RNA extraction and cDNA synthesis

The experimental materials (various tissues: root, stem, leaf, flower, seed, cotyledon, hypocotyl) were pulverized adequately and put into centrifuge tubes. Total RNA of various tissues was isolated using Trizol (Invitrogen, Carlsbad, CA, USA), according to the instructions of the manufacturer. The extracted total RNA was treated with RNase-free DNase (Promega, USA) to remove the genomic DNA contamination. RNA quality was checked on OD260/280 values by Nano Drop 2000 (ThermoFisher Scientific, Beijing, China) and 1.2% agarose gel electrophoresis. The cDNA was synthesized from total RNA isolated from various tissues using the PrimeScript RT reagent kit with gDNA Eraser (Takara, Japan), according to the manufacturer’s protocols. First, 2 μL 5 × DNA Eraser buffer, 1 μL gDNA Eraser, 2 μL total RNA (about 1,000 ng) and 5 μL RNase free ddH2O were mixed in tube and incubated at 42 °C for 2 min to remove DNA. The purified RNA was reverse-transcribed into cDNA by adding 4 μL 5 × PrimeScript buffer, 1 μL PrimeScript enzyme mix I, 1 μL RT primer mix and 4 μL RNase free ddH2O into the above-mentioned reaction and incubated at 37 °C for 15 min followed by 85 °C for 15 s.

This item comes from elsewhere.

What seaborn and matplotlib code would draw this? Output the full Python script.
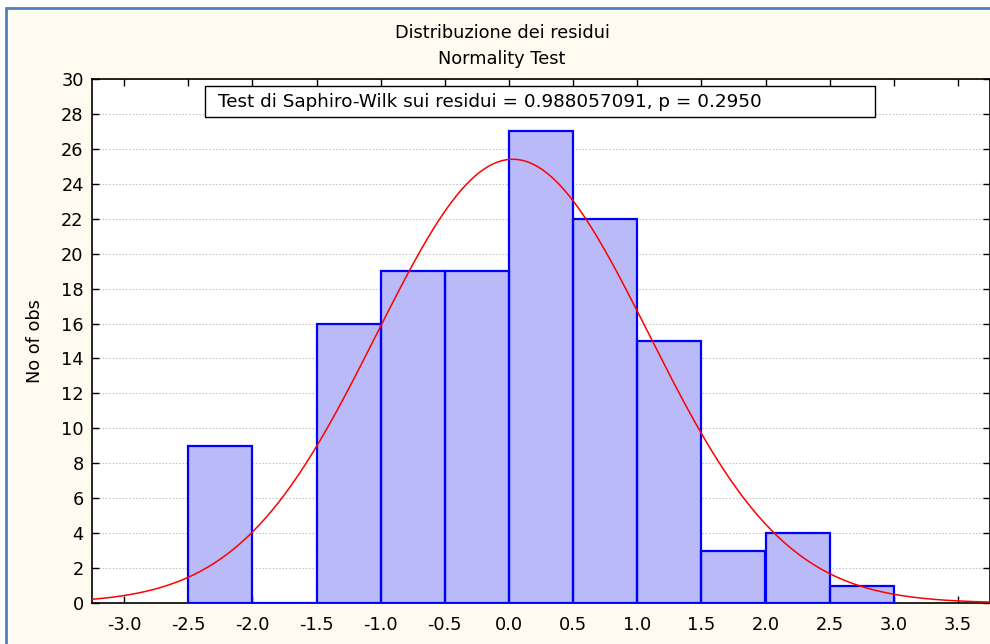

The cDNA was stored at − 20 °C.

Real-time fluorogenic quantitative PCR

Real-time fluorogenic quantitative PCR (RT-qPCR) was performed using SYBR Premix Ex Taq II kit (Takara, Japan) and Stratagene Mx3000P thermocycler (Agilent) to monitor DNA products. The most stable housekeeping reference gene (EF1α) was selected for the expression analysis in various tissues. The relative expression of CtbZIP was normalized to the expression of EF1α and expressed relative to the level in various treatment. Gene-specific primers designed for the CtbZIP genes are listed in Table S3. RT-qPCR amplification was performed in 15 μL reaction volume containing 500 ng template cDNA (1 μL), 0.3 μL primer (10 m), 7.5 μL SYBR Premix Ex Taq (2×), 0.3 μL ROX Reference Dye (10 m), and 5.6 μL DEPC ddH2O. RT-qPCR profile was set as an initial denaturation at 95 °C for 5 min, followed by 40 cycles of 95 °C for 5 s and annealing at 60 °C for 30 s. The fold change in relative expression level was calculated using \(2^{{ - \Delta \Delta {\text{CT}}}}\) method.

Statistical analysis

The experiment was designated for three random replications. All data were analyzed by one-way analysis of variance (ANOVA) and all means were separated at the P < 0.05 level. The different tissues and GA3 treatment by the biological significance of the differential expression were analyzed.